AIM:
Lines containing the word "this" should be extracted in full.

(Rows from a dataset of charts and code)

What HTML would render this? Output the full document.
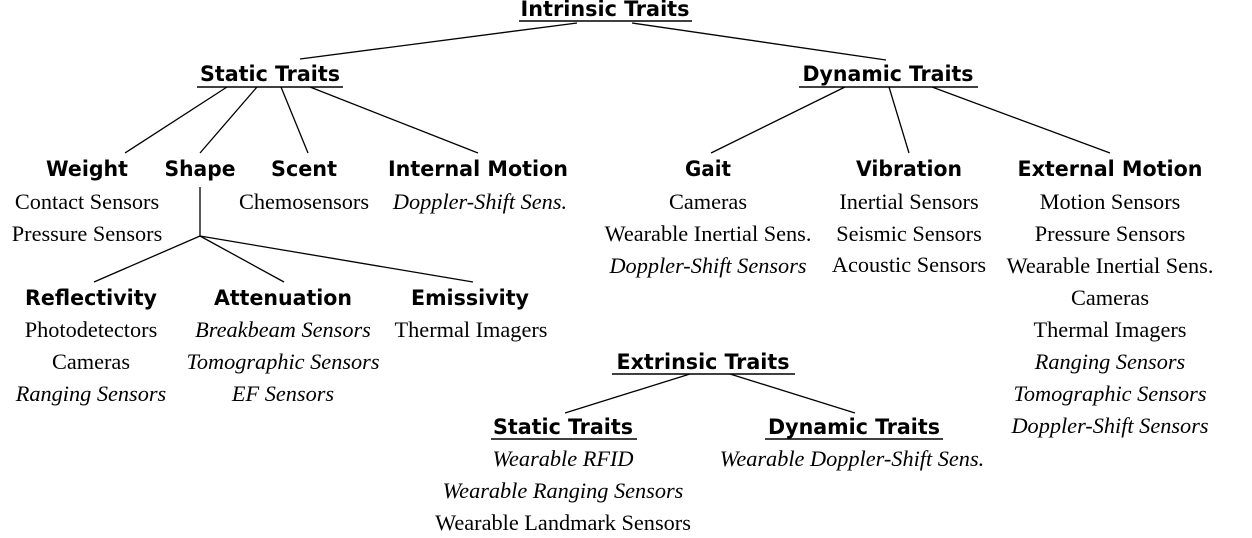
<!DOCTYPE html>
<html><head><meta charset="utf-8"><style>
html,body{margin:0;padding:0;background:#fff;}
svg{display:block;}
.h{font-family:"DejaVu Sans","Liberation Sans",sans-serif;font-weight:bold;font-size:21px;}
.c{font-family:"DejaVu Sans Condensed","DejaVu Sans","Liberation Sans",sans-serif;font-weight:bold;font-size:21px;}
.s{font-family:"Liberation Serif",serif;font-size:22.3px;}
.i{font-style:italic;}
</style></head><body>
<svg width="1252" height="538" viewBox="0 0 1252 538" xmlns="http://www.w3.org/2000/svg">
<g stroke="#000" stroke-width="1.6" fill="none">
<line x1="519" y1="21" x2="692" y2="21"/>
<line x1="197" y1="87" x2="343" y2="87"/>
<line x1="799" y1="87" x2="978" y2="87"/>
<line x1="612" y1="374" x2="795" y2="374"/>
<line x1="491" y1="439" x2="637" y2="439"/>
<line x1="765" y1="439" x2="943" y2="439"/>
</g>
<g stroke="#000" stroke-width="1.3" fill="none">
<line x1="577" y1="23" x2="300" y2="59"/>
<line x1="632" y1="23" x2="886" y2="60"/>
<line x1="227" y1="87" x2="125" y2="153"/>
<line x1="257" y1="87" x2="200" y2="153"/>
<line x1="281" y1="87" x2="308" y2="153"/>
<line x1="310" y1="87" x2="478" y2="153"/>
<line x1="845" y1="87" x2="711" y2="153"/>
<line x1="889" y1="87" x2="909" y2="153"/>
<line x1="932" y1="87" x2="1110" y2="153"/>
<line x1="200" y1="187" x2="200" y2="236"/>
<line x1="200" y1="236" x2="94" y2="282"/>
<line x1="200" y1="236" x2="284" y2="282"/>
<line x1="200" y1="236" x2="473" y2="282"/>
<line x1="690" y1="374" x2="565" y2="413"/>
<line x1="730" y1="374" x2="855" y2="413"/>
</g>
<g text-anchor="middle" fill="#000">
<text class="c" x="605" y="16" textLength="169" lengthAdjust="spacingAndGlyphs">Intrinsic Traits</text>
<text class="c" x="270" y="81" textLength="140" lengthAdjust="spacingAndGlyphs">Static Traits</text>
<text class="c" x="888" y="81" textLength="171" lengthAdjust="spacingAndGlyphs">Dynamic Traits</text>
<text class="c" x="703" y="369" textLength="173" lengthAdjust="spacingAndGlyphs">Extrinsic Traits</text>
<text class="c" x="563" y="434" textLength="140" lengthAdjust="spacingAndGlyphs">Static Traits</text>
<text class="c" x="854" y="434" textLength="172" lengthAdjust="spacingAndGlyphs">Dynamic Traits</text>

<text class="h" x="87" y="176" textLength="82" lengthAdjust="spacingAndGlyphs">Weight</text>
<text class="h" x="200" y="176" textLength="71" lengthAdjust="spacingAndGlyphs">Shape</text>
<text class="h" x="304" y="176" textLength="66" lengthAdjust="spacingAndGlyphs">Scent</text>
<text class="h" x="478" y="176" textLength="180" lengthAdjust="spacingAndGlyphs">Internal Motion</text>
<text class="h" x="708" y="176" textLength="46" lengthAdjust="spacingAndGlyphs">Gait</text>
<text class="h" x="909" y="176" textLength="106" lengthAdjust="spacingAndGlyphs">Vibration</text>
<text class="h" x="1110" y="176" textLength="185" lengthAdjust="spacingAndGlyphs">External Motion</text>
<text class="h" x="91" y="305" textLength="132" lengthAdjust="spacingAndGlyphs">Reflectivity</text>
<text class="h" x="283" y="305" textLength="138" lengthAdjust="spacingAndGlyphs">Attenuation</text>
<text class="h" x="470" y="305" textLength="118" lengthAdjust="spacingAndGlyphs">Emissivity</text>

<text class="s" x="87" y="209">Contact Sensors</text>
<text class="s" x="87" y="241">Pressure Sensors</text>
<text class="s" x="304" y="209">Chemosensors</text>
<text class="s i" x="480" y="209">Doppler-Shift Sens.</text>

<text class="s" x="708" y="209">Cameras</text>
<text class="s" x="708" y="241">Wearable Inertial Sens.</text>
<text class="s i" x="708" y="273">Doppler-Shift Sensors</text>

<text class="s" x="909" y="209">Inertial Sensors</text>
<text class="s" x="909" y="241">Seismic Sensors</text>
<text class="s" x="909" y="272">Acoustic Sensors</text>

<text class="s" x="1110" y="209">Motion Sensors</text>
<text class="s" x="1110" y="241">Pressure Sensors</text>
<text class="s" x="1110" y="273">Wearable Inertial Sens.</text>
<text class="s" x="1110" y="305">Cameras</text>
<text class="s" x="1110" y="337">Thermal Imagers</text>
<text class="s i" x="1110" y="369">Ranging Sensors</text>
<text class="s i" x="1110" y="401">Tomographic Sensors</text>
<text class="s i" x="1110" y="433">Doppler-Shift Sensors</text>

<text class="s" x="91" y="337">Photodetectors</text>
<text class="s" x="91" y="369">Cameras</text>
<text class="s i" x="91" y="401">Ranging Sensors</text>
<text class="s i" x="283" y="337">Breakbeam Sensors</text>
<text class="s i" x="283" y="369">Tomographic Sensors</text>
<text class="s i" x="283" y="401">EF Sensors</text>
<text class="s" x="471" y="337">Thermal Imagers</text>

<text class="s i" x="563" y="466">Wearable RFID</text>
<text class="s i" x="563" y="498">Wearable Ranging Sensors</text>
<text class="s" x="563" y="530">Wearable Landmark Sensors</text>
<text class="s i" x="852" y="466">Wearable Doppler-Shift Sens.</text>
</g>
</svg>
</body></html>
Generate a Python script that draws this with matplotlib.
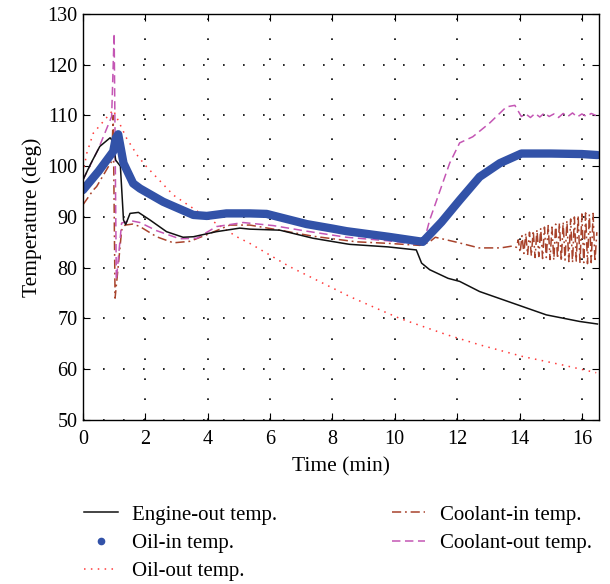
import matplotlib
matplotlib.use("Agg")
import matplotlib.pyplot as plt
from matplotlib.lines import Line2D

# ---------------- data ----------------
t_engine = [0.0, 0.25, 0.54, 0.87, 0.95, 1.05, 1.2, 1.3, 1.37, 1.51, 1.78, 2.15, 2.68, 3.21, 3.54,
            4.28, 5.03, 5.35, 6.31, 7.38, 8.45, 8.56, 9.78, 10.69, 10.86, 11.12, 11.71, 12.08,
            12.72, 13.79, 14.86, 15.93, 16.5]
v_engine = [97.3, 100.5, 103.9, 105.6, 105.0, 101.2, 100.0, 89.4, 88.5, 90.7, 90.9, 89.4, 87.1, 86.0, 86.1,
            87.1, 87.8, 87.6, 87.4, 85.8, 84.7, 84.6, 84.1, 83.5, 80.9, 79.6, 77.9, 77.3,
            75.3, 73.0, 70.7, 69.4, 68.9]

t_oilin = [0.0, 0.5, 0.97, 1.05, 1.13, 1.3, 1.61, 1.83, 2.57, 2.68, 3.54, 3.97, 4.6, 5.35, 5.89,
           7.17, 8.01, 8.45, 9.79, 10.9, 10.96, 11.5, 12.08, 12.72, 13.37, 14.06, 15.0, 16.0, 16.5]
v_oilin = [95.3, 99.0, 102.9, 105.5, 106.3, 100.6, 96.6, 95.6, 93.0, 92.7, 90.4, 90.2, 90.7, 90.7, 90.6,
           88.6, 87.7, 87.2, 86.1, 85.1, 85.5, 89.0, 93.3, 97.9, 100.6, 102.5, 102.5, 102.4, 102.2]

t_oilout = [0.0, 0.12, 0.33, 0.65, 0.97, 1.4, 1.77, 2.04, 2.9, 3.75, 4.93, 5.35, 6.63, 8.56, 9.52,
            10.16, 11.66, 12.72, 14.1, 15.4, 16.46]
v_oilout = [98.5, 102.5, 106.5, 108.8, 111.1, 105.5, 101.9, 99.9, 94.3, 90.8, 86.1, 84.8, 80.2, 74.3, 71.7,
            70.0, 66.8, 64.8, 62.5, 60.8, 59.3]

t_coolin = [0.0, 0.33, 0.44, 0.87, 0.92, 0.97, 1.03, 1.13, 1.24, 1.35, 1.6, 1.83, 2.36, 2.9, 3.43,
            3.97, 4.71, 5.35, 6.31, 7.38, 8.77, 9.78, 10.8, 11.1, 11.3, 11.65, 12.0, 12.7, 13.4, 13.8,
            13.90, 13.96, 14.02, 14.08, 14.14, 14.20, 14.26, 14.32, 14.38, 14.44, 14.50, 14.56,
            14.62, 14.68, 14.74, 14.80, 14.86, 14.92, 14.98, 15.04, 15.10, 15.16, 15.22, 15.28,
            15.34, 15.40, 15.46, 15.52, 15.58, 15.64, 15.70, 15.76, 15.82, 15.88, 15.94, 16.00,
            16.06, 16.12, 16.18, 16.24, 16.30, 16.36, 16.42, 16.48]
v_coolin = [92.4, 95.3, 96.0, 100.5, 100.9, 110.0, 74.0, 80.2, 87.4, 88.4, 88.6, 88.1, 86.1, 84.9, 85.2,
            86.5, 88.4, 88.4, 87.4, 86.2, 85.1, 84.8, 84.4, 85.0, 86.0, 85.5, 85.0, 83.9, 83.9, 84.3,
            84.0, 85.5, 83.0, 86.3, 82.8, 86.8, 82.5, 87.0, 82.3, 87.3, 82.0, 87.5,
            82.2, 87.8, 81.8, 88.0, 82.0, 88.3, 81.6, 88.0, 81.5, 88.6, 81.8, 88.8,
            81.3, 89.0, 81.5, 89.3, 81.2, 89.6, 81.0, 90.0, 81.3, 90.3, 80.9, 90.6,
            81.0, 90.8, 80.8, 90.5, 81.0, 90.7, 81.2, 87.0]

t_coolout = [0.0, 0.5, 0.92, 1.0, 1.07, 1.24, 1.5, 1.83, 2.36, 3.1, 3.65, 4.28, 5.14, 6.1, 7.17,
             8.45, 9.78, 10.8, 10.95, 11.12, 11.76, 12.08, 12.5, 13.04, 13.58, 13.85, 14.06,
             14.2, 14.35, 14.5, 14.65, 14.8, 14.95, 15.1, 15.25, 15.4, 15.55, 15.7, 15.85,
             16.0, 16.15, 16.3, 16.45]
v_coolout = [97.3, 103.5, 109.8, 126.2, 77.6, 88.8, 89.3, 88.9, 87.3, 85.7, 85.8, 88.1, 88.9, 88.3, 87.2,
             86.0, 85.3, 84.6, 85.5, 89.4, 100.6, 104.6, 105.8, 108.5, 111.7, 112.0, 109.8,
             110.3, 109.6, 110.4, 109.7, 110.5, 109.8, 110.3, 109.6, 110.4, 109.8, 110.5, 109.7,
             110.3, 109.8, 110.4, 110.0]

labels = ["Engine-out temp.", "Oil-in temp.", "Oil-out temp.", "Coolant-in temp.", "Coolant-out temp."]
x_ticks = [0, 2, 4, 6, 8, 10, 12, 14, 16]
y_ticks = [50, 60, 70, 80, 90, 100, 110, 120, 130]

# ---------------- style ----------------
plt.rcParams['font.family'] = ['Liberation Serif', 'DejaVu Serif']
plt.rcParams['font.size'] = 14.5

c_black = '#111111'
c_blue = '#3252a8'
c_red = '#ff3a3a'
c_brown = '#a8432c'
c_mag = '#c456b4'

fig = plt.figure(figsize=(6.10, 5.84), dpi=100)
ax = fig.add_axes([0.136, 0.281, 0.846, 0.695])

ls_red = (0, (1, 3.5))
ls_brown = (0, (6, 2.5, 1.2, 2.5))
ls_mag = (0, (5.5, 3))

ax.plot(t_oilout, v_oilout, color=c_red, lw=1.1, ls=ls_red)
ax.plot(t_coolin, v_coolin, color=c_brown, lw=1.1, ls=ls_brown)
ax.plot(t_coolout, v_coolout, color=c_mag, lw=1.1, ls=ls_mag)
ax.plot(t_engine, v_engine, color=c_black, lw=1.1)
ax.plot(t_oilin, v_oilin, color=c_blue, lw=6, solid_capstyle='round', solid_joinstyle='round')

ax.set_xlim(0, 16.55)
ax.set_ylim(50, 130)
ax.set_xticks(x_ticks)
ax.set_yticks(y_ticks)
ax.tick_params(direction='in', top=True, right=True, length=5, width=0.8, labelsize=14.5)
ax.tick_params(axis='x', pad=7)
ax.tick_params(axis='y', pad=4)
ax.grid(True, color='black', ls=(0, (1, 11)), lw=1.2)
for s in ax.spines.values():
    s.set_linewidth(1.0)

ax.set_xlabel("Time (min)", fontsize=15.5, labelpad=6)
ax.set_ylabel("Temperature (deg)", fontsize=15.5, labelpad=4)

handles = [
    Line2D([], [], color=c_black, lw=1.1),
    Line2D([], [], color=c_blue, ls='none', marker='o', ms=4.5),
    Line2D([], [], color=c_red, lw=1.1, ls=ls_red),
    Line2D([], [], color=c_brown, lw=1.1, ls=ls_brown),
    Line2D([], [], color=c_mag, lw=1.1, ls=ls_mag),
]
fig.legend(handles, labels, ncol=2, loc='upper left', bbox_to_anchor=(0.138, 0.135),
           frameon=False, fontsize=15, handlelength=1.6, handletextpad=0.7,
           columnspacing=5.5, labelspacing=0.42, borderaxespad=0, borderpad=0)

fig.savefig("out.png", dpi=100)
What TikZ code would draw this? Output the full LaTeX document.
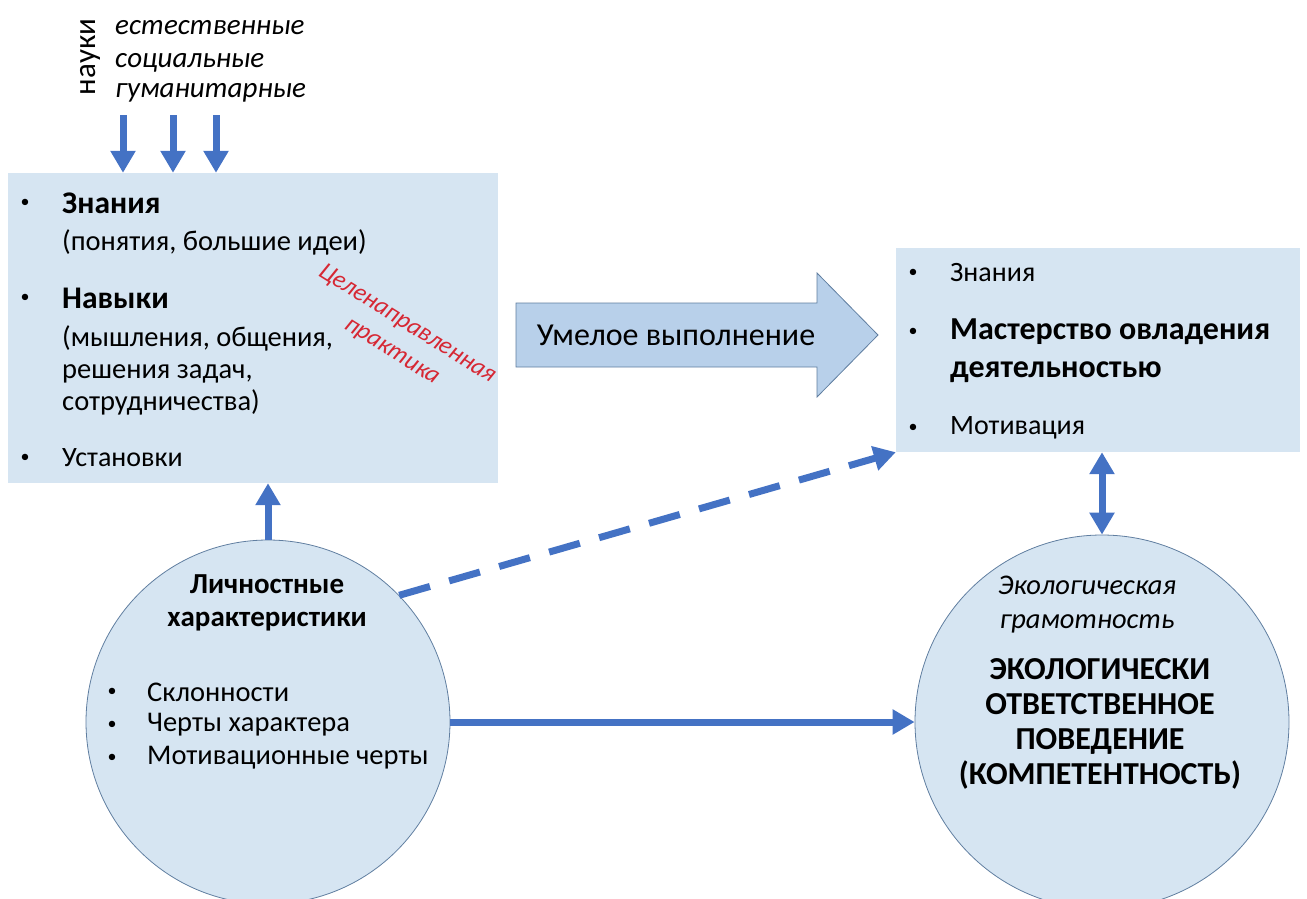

ANSWER BELOW:
What HTML would render this? Output the full document.
Generate a Python script that draws this with matplotlib.
What TikZ code would draw this? Output the full LaTeX document.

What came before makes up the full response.